# learning to post pics



## redtailgal (Mar 29, 2011)

Just making sure I understood the process and helping a friend do the same.

THe top pics were placed by copying the "direct link" line from a photograph in my photobucket account, and pasting it into the popup that shows up once I clicked the icon with the little mountains at the top of the message box)

This is Bella, my Italian Mastiff (Cane Corso)










This is Hoover, my nubian wether. (now deceased)










Vixen, my 15 year old Daschund









and Elroy, my loving and much spoiled rescue iguana









Guarding HIS potatoes. 









Handsome feller isnt he?


----------



## redtailgal (Mar 29, 2011)

These images were added by selectig the "manage attachments" buttom at the bottom of the message box. I then clicked "choose file" and navigated to the appropriate file.

The first pic is of my boer doe, Daisy.
The second pic is my boer doe, Fern, being loved on by one of my mutt wethers, Plato.

THe last two are of my other mutt wether, Socrates. He is truly a strange goat!


----------



## ksalvagno (Oct 6, 2009)

It looks like you got it! 

Nice photos!


----------



## 20kidsonhill (Feb 28, 2011)

Well, I don't have a photo bucket account, and that was clearly why I couldn't find the URL, but I think I have it.

First one is Aunt B and one of her Doelings she had this summer. Second picture is one I recently took of some flowers next to our house and one of my most favorite insects, and the third is our lab, Leah. She is such a good girl. And will pose for pictures for me.


----------



## 20kidsonhill (Feb 28, 2011)

I hope you all like photos, just a warning now that I have figured out how to post them.Thank you for helping. I don't know why I couldn't figure it out.


----------



## Goats Rock (Jun 20, 2011)

That baby doeling is darling! The rest of your critters are great, too! Someday, I'll figure out how to post a photo or two, to!


----------



## Arkie (Sep 25, 2012)

Both of you have excellent photographic skills. Glad yer learning how to post em!

Bob


----------



## Trickyroo (Sep 26, 2012)

Beautiful pictures !! Love the last one of the black Lab , the angle taken is just stunning !!
All the photos are gorgeous , love the praying mantis too !!

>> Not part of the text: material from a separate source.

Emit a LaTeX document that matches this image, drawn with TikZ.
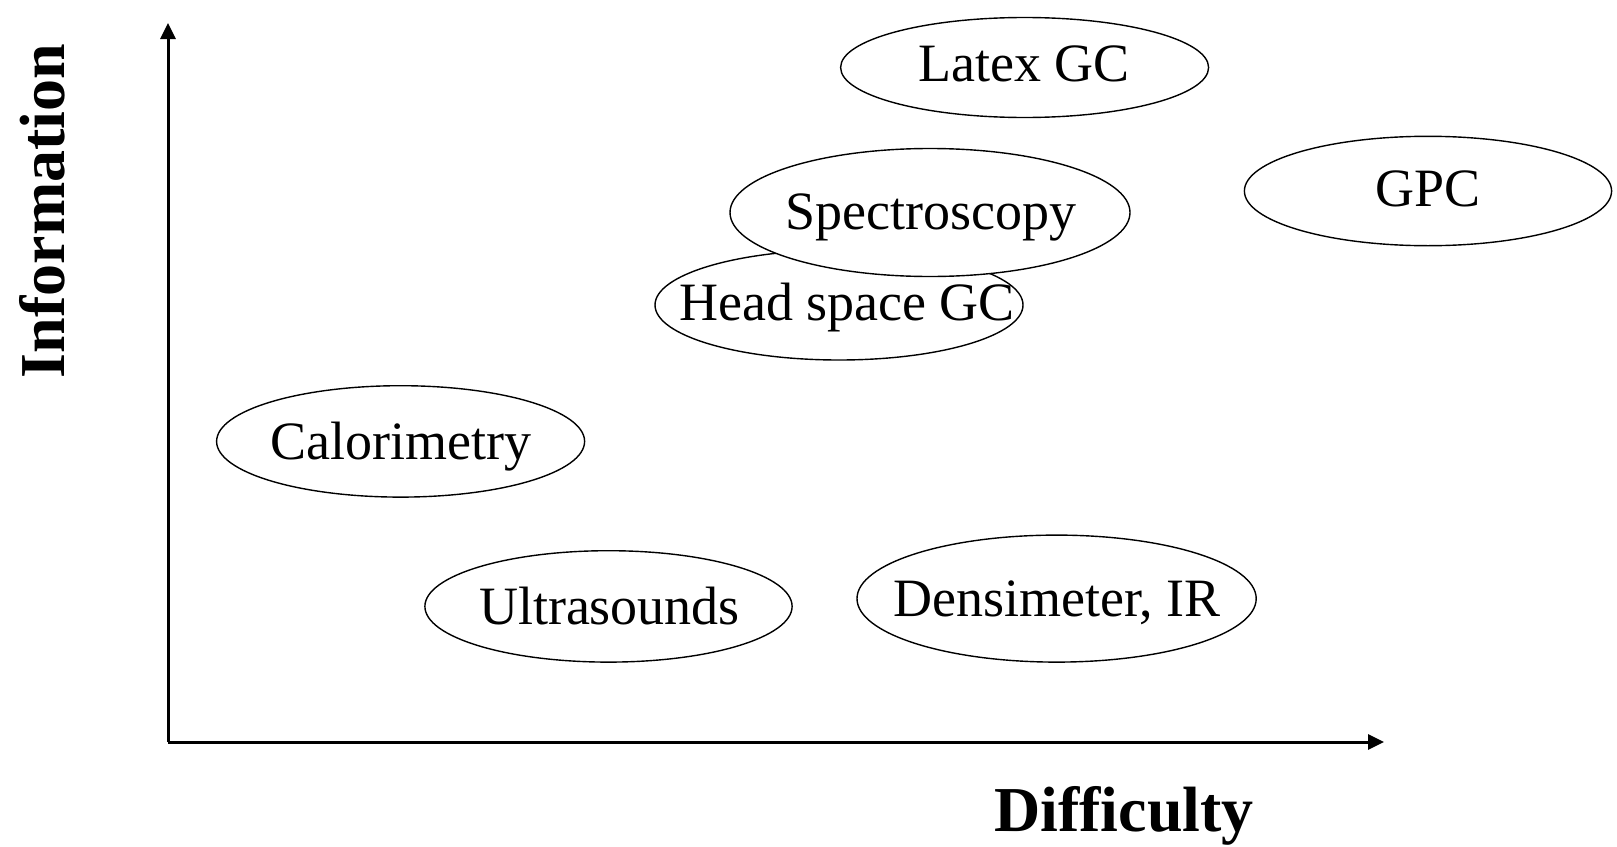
\documentclass[tikz,border=0pt]{standalone}
\usepackage{fontspec}
\setmainfont{Liberation Serif}
\usetikzlibrary{shapes.geometric,arrows.meta}
\begin{document}
\begin{tikzpicture}[x=0.5pt,y=-0.5pt,
  oval/.style={ellipse,draw,line width=0.7pt,fill=white,inner sep=0pt},
  lab/.style={font=\fontsize{27}{30}\selectfont,inner sep=0pt,anchor=base},
  axislab/.style={font=\fontsize{32}{36}\selectfont\bfseries,inner sep=0pt,anchor=base},
  axis/.style={line width=1.5pt,-{Triangle[length=8pt,width=7.5pt]}}]
\useasboundingbox (0,0) rectangle (1617,846);
\coordinate (O) at (168,742);
\coordinate (ytip) at (168,23);
\coordinate (xtip) at (1384,742);
\draw[axis] (O) -- (ytip);
\draw[axis] (O) -- (xtip);
\node[axislab,rotate=90] (info) at (64,211) {Information};
\node[axislab] (diff) at (1124,831) {Difficulty};
% ellipses
\node[oval,minimum width=184pt,minimum height=50pt] (latex) at (1024.6,67.5) {};
\node[lab] (latext) at (1024,81.5) {Latex GC};
\node[oval,minimum width=183.6pt,minimum height=54.7pt] (gpc) at (1428,191) {};
\node[lab] (gpct) at (1428,206) {GPC};
\node[oval,minimum width=184pt,minimum height=55pt] (hs) at (839,305) {};
\node[oval,minimum width=200pt,minimum height=64pt] (spec) at (930,212.5) {};
\node[lab] (spect) at (931,229) {Spectroscopy};
\node[lab] (hst) at (847,320) {Head space GC};
\node[oval,minimum width=184pt,minimum height=55.7pt] (cal) at (400.6,441.4) {};
\node[lab] (calt) at (401,459) {Calorimetry};
\node[oval,minimum width=183.6pt,minimum height=55.7pt] (ult) at (608.5,606.4) {};
\node[lab] (ultt) at (609.5,624) {Ultrasounds};
\node[oval,minimum width=199.6pt,minimum height=63.5pt] (den) at (1056.6,598.6) {};
\node[lab] (dent) at (1057,616) {Densimeter, IR};
\end{tikzpicture}
\end{document}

I love Socrates , lolol. Another goat with a go go gadget neck , lolol.

Post more pictures ~!!!!


----------



## Trickyroo (Sep 26, 2012)

I love Vixen , such a cutie 
And of course , you couldn't love Hoover and Elroy 
Post more pictures , love them all !!


----------



## redtailgal (Mar 29, 2011)

That picture of Socrates was taken this summer. I cant believe how much he has grown!


----------



## 20kidsonhill (Feb 28, 2011)

made a mistake.


----------



## 20kidsonhill (Feb 28, 2011)

Well, here are some more. Now that I know what I am doing. 

1. This is a doeling I really wanted to keep from our 2012 kidding season, but I just had so many does this year and only could keep 4 out of 30 that we had born. This little doe is 88% Boer /12% Nubian I love this picture of her. 
2. Indie is so uncomfortable her last month of gestation and she always reminds me of a beach ball when she is sitting like this. 
3 & 4. I was going up in the field to take photos and they of course needed to come and great me. Titled "Flying Goats"
5. You would think that this is Daisy's kid, but it is not. Daisy lets all the kids jump and play on her. All the kids love her. 
6. this picture makes me think the doe on the edge of the picture is saying, "She has a lot of Junk in that Trunk." I apologize for the up close and personal view.


----------



## 20kidsonhill (Feb 28, 2011)

These are some photos I took trying to make some cards for my mother n' law. She loves flowers and loves to send cards. So I am working on these as a gift. NOt the dogs, Those were just for fun and of course my lab wanted to pose some more. The other little dog is a Mountain Fiest. These are some of the close ups. I didn't take them all that close.


----------



## 20kidsonhill (Feb 28, 2011)

A couple further away. and an attempt at trying to get the barn across the neighbors field into the pictures. And a better picture of our Mountain Fiest, Bella. She loves the hay stack. She is 22 lbs of pure chicken. She is not the best dog we have ever owned, kids found her when she was 4 or 5 weeks old on the side of the road and after failed attempts of finding where she came from she stayed with us. She is now 3 years old. 

Okay, I warned you all about me posting photos. That is all I have to say about it. 

Redtail feel free to jump in, anytime.


----------



## Trickyroo (Sep 26, 2012)

So pretty , thanks for sharing 
My favorite are the last one and the third and forth from the bottom 
Love the babies too  Poor momma , so pregnant , I feel so bad for her 
The kids running is adorable , that one is a fave for sure


----------